Task details:
Reproduce the listing below exactly, beginning with its first line and ending with the line that holds "const chartTitle = 'EURUSD,M15"; pictures are not part of the copy.

BEGIN Data extract

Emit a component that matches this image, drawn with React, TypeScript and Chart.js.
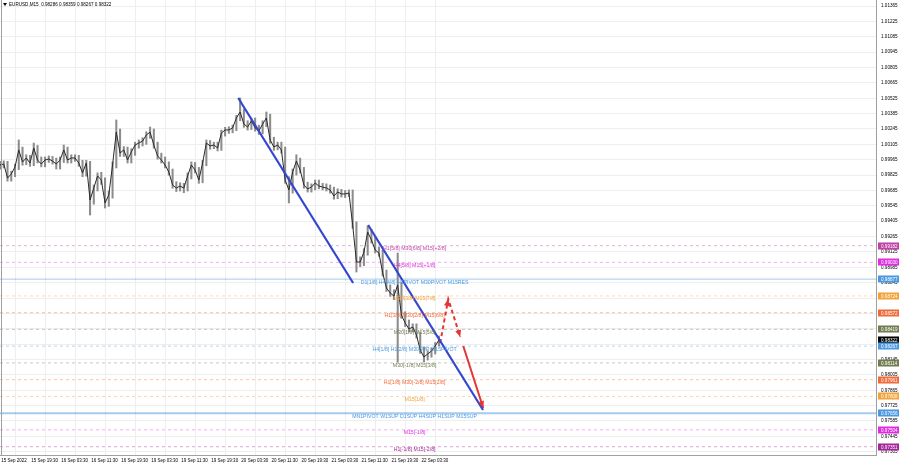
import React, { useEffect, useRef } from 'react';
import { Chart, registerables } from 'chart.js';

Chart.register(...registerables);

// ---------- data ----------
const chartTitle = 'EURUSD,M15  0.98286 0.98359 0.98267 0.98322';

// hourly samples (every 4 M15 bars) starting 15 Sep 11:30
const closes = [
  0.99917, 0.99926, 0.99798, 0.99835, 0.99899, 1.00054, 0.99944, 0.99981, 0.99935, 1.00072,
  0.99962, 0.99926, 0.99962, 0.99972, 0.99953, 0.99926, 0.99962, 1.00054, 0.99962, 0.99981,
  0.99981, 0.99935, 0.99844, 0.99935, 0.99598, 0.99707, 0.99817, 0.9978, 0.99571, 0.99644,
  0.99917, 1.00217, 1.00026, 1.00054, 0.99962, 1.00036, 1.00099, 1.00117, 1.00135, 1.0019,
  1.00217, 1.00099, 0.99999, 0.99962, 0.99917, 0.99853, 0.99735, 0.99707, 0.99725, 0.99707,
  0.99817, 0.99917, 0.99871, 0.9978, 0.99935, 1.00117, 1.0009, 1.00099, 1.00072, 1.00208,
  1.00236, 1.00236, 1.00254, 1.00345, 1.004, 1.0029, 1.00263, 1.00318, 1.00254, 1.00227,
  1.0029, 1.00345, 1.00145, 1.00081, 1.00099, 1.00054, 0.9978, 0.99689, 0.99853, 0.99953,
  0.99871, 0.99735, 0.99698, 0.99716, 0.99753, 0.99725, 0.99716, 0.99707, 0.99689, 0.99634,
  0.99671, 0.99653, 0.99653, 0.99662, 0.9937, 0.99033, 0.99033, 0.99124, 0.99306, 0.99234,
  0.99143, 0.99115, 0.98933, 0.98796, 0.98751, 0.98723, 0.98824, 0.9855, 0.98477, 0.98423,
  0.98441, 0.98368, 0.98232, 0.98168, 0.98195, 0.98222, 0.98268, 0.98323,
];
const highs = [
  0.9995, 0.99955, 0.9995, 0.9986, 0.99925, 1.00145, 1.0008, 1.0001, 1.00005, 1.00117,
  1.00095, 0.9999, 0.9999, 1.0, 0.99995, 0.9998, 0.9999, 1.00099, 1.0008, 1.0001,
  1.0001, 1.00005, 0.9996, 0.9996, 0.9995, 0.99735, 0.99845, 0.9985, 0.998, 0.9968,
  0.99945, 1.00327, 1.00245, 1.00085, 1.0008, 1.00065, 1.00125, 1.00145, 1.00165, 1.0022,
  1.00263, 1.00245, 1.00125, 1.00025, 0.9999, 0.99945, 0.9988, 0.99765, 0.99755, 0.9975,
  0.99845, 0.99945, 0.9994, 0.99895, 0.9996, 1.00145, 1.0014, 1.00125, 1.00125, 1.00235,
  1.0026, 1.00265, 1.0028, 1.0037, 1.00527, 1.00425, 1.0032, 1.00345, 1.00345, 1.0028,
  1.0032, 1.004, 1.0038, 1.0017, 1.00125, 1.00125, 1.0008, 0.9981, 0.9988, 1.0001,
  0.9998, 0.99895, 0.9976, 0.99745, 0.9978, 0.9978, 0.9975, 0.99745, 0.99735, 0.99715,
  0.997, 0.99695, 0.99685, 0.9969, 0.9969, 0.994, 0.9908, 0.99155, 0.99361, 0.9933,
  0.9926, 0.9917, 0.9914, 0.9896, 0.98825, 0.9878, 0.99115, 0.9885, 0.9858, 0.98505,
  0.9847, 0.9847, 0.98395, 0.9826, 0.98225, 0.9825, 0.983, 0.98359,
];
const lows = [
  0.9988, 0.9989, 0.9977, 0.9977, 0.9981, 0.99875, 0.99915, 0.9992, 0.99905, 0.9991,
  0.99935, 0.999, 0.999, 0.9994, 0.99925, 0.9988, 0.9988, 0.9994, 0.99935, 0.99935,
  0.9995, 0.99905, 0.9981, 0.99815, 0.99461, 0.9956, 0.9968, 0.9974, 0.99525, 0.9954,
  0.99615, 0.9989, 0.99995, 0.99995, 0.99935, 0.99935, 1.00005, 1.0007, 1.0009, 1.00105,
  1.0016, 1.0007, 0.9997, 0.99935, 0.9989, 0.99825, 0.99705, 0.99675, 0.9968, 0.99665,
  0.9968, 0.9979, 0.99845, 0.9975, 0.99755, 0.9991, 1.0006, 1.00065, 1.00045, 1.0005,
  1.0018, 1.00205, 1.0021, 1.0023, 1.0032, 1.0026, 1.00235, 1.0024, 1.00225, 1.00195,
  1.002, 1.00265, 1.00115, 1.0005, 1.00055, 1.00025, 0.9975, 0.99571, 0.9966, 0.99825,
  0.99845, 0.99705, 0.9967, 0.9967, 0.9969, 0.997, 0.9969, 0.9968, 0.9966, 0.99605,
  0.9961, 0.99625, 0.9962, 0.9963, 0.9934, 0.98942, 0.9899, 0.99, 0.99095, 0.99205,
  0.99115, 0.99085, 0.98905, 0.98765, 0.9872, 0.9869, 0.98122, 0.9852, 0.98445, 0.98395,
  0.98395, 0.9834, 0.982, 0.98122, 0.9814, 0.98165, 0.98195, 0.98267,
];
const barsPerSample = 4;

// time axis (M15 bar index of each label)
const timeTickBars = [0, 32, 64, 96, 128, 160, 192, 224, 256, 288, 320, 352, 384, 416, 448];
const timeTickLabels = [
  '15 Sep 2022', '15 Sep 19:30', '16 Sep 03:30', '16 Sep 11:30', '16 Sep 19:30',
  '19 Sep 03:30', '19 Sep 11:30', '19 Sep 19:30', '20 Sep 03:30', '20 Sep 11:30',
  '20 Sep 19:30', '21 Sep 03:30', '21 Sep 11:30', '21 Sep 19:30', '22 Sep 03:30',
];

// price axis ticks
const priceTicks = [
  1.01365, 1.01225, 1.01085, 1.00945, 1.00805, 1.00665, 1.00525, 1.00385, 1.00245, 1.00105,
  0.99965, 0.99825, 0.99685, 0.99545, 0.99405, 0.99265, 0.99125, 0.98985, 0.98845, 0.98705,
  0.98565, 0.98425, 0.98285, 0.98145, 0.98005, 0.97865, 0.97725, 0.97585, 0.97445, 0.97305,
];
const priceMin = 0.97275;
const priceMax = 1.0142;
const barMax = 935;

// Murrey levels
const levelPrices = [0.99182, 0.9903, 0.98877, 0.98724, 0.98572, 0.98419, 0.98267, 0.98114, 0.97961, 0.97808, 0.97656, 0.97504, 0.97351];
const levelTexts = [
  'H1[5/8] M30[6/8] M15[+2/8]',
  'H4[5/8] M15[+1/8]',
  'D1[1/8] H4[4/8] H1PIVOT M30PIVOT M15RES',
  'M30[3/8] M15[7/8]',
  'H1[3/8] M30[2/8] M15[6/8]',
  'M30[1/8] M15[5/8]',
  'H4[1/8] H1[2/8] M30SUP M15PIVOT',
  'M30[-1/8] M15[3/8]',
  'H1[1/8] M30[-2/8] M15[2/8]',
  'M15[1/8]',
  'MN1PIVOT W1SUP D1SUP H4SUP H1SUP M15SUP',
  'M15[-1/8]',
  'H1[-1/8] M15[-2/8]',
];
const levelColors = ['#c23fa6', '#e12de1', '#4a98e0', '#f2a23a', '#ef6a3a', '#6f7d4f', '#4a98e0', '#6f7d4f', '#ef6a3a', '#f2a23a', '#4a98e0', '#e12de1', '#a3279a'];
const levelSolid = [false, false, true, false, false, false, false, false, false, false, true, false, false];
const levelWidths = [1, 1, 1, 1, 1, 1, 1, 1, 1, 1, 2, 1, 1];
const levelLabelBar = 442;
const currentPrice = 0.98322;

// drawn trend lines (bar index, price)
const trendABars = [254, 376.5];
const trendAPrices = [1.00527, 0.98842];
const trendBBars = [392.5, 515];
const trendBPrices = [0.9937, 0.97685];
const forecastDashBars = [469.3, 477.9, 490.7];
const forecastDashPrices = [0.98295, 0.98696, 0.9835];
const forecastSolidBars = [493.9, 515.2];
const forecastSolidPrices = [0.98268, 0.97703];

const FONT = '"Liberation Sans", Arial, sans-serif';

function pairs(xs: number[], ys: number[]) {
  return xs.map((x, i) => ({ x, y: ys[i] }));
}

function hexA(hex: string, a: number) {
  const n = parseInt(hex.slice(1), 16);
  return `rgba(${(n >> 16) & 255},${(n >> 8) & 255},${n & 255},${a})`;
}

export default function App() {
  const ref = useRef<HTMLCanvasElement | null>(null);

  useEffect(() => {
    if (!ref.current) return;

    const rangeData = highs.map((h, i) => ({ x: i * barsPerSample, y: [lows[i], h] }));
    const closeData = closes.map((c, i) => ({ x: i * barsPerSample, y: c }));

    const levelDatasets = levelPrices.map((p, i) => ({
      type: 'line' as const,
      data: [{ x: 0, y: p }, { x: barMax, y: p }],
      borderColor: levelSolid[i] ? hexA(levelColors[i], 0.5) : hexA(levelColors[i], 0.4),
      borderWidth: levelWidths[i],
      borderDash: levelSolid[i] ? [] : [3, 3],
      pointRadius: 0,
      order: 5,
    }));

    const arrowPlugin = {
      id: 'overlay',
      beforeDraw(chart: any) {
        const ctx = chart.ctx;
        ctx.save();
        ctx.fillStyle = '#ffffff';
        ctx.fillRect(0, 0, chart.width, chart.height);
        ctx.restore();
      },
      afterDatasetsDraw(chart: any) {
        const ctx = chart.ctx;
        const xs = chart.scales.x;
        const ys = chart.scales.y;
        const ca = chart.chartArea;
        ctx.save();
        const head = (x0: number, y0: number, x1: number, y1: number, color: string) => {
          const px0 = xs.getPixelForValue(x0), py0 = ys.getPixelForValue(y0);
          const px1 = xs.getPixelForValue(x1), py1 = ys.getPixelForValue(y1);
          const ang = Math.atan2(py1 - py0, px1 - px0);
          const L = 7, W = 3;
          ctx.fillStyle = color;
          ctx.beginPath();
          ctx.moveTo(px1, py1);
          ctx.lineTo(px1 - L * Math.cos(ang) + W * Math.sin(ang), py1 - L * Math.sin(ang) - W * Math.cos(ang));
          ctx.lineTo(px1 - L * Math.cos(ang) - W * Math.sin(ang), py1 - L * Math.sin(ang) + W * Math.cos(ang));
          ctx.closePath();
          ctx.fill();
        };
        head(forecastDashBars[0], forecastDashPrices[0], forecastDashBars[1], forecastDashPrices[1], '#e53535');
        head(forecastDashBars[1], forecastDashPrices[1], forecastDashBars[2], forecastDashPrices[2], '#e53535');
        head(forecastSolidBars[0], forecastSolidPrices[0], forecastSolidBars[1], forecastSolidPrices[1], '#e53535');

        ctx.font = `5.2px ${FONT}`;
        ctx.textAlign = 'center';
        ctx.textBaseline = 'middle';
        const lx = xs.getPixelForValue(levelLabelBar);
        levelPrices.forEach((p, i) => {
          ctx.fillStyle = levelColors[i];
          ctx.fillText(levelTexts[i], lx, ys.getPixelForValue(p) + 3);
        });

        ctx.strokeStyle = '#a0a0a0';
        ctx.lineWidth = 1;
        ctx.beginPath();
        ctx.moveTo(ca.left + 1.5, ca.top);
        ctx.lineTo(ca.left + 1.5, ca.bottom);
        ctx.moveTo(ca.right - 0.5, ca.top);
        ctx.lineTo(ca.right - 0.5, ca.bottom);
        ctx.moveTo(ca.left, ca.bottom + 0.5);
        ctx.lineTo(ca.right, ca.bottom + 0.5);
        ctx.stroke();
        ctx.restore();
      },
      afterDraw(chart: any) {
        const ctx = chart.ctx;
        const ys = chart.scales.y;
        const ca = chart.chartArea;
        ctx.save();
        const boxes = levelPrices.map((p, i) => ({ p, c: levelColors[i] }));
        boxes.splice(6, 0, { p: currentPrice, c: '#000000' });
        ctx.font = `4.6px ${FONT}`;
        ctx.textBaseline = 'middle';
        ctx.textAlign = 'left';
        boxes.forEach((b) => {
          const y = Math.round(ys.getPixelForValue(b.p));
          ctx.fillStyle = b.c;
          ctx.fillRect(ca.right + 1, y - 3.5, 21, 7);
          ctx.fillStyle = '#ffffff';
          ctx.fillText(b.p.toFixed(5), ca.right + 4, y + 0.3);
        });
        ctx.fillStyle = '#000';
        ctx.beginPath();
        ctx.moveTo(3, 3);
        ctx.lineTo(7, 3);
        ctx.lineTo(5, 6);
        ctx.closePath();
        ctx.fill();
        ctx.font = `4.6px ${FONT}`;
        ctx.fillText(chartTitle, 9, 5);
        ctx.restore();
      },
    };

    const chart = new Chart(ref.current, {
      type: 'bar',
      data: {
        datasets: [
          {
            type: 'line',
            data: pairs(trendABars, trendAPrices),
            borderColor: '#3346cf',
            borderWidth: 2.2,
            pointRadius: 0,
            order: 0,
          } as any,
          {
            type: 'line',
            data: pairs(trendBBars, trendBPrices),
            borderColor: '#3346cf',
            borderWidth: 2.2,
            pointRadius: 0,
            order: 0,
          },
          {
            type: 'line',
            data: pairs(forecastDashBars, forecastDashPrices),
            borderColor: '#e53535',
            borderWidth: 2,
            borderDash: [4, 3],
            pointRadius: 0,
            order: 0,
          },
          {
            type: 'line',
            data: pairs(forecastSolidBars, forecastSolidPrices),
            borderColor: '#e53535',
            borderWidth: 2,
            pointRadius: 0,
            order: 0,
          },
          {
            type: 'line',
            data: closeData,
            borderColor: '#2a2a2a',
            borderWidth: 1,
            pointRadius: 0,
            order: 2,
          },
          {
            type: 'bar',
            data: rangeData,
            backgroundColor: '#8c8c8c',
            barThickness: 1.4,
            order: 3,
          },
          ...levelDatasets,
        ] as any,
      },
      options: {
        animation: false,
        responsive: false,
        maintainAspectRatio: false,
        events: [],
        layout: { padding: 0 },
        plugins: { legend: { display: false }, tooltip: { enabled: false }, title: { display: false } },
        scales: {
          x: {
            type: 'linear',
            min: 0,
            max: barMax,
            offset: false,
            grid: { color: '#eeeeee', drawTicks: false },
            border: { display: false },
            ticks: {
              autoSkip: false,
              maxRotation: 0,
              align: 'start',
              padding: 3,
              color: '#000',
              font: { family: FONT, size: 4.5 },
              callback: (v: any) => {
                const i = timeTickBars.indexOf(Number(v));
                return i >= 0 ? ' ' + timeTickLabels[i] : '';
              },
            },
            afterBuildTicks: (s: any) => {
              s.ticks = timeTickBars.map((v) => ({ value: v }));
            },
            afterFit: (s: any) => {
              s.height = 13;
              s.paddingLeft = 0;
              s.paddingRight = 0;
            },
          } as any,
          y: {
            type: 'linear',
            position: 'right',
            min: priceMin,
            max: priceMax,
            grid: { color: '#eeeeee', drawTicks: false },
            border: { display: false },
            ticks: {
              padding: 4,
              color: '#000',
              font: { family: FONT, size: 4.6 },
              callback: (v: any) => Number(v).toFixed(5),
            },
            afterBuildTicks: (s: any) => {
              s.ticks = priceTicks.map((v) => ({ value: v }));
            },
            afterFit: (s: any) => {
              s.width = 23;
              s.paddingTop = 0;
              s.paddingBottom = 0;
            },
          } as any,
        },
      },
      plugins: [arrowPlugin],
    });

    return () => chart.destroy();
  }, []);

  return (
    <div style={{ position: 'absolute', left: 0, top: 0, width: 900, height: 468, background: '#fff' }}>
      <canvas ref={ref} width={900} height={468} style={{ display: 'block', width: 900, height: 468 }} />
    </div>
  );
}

END Data extract

Answer for the task:
Emit a component that matches this image, drawn with React, TypeScript and Chart.js.
import React, { useEffect, useRef } from 'react';
import { Chart, registerables } from 'chart.js';

Chart.register(...registerables);

// ---------- data ----------
const chartTitle = 'EURUSD,M15  0.98286 0.98359 0.98267 0.98322';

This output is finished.